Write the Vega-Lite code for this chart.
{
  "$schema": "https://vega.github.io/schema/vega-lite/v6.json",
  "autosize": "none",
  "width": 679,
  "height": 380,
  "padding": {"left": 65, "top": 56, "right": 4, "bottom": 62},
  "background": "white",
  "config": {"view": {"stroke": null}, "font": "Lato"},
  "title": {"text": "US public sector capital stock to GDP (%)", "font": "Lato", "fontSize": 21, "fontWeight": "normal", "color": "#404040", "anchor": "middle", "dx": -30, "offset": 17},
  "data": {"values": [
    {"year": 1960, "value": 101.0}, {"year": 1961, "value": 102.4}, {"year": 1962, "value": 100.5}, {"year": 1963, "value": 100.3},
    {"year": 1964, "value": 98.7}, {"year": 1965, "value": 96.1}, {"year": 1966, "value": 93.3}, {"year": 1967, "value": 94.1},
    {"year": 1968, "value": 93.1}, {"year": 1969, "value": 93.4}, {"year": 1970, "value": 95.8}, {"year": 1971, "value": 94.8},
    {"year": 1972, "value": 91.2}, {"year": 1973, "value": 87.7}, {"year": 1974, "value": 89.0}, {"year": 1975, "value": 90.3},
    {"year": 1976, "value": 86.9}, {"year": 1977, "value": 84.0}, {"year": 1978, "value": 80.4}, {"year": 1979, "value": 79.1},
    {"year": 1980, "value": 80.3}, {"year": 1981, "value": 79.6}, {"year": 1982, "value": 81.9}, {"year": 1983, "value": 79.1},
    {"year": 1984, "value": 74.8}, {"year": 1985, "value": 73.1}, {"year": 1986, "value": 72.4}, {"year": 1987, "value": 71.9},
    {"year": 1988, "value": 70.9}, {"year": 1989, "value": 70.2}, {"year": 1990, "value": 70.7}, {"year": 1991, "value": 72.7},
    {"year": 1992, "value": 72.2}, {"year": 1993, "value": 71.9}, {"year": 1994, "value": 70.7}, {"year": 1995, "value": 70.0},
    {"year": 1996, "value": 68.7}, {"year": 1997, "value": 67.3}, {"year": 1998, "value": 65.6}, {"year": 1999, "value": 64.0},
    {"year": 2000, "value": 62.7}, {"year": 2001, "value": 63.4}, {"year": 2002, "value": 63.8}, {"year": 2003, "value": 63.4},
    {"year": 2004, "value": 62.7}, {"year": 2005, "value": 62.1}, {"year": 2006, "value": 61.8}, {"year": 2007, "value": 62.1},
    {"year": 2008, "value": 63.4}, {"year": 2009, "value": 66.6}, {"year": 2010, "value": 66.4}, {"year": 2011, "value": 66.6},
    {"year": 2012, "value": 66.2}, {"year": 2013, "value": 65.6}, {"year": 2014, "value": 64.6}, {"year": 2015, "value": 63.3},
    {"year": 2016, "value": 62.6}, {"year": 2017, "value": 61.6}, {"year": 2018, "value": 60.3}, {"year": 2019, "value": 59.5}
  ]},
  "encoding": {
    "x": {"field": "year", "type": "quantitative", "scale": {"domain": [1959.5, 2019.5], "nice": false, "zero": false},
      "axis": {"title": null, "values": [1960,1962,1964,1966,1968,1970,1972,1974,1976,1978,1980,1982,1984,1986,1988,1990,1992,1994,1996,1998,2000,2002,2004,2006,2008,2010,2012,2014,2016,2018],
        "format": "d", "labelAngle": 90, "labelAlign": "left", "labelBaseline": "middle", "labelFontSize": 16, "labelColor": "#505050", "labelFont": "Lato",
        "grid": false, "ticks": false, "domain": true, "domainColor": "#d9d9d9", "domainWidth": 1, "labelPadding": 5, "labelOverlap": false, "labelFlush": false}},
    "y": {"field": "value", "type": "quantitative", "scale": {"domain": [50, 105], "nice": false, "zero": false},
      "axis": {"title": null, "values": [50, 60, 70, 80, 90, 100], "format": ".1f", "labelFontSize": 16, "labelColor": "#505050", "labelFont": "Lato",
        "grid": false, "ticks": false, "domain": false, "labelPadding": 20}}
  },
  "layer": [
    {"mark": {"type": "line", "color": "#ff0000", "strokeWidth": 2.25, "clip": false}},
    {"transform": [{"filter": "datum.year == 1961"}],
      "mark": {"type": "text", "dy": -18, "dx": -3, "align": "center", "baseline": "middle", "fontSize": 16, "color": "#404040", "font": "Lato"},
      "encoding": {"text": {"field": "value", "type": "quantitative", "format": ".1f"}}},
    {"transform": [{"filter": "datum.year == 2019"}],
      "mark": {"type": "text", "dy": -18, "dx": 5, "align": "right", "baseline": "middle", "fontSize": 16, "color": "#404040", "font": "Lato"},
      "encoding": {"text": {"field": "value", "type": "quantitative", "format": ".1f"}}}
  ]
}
◇ ◇ ◇ ◇
- Exercise brief
Write the data from above out again, exactly.

- Exercise output
Write the Vega-Lite code for this chart.
{
  "$schema": "https://vega.github.io/schema/vega-lite/v6.json",
  "autosize": "none",
  "width": 679,
  "height": 380,
  "padding": {"left": 65, "top": 56, "right": 4, "bottom": 62},
  "background": "white",
  "config": {"view": {"stroke": null}, "font": "Lato"},
  "title": {"text": "US public sector capital stock to GDP (%)", "font": "Lato", "fontSize": 21, "fontWeight": "normal", "color": "#404040", "anchor": "middle", "dx": -30, "offset": 17},
  "data": {"values": [
    {"year": 1960, "value": 101.0}, {"year": 1961, "value": 102.4}, {"year": 1962, "value": 100.5}, {"year": 1963, "value": 100.3},
    {"year": 1964, "value": 98.7}, {"year": 1965, "value": 96.1}, {"year": 1966, "value": 93.3}, {"year": 1967, "value": 94.1},
    {"year": 1968, "value": 93.1}, {"year": 1969, "value": 93.4}, {"year": 1970, "value": 95.8}, {"year": 1971, "value": 94.8},
    {"year": 1972, "value": 91.2}, {"year": 1973, "value": 87.7}, {"year": 1974, "value": 89.0}, {"year": 1975, "value": 90.3},
    {"year": 1976, "value": 86.9}, {"year": 1977, "value": 84.0}, {"year": 1978, "value": 80.4}, {"year": 1979, "value": 79.1},
    {"year": 1980, "value": 80.3}, {"year": 1981, "value": 79.6}, {"year": 1982, "value": 81.9}, {"year": 1983, "value": 79.1},
    {"year": 1984, "value": 74.8}, {"year": 1985, "value": 73.1}, {"year": 1986, "value": 72.4}, {"year": 1987, "value": 71.9},
    {"year": 1988, "value": 70.9}, {"year": 1989, "value": 70.2}, {"year": 1990, "value": 70.7}, {"year": 1991, "value": 72.7},
    {"year": 1992, "value": 72.2}, {"year": 1993, "value": 71.9}, {"year": 1994, "value": 70.7}, {"year": 1995, "value": 70.0},
    {"year": 1996, "value": 68.7}, {"year": 1997, "value": 67.3}, {"year": 1998, "value": 65.6}, {"year": 1999, "value": 64.0},
    {"year": 2000, "value": 62.7}, {"year": 2001, "value": 63.4}, {"year": 2002, "value": 63.8}, {"year": 2003, "value": 63.4},
    {"year": 2004, "value": 62.7}, {"year": 2005, "value": 62.1}, {"year": 2006, "value": 61.8}, {"year": 2007, "value": 62.1},
    {"year": 2008, "value": 63.4}, {"year": 2009, "value": 66.6}, {"year": 2010, "value": 66.4}, {"year": 2011, "value": 66.6},
    {"year": 2012, "value": 66.2}, {"year": 2013, "value": 65.6}, {"year": 2014, "value": 64.6}, {"year": 2015, "value": 63.3},
    {"year": 2016, "value": 62.6}, {"year": 2017, "value": 61.6}, {"year": 2018, "value": 60.3}, {"year": 2019, "value": 59.5}
  ]},
  "encoding": {
    "x": {"field": "year", "type": "quantitative", "scale": {"domain": [1959.5, 2019.5], "nice": false, "zero": false},
      "axis": {"title": null, "values": [1960,1962,1964,1966,1968,1970,1972,1974,1976,1978,1980,1982,1984,1986,1988,1990,1992,1994,1996,1998,2000,2002,2004,2006,2008,2010,2012,2014,2016,2018],
        "format": "d", "labelAngle": 90, "labelAlign": "left", "labelBaseline": "middle", "labelFontSize": 16, "labelColor": "#505050", "labelFont": "Lato",
        "grid": false, "ticks": false, "domain": true, "domainColor": "#d9d9d9", "domainWidth": 1, "labelPadding": 5, "labelOverlap": false, "labelFlush": false}},
    "y": {"field": "value", "type": "quantitative", "scale": {"domain": [50, 105], "nice": false, "zero": false},
      "axis": {"title": null, "values": [50, 60, 70, 80, 90, 100], "format": ".1f", "labelFontSize": 16, "labelColor": "#505050", "labelFont": "Lato",
        "grid": false, "ticks": false, "domain": false, "labelPadding": 20}}
  },
  "layer": [
    {"mark": {"type": "line", "color": "#ff0000", "strokeWidth": 2.25, "clip": false}},
    {"transform": [{"filter": "datum.year == 1961"}],
      "mark": {"type": "text", "dy": -18, "dx": -3, "align": "center", "baseline": "middle", "fontSize": 16, "color": "#404040", "font": "Lato"},
      "encoding": {"text": {"field": "value", "type": "quantitative", "format": ".1f"}}},
    {"transform": [{"filter": "datum.year == 2019"}],
      "mark": {"type": "text", "dy": -18, "dx": 5, "align": "right", "baseline": "middle", "fontSize": 16, "color": "#404040", "font": "Lato"},
      "encoding": {"text": {"field": "value", "type": "quantitative", "format": ".1f"}}}
  ]
}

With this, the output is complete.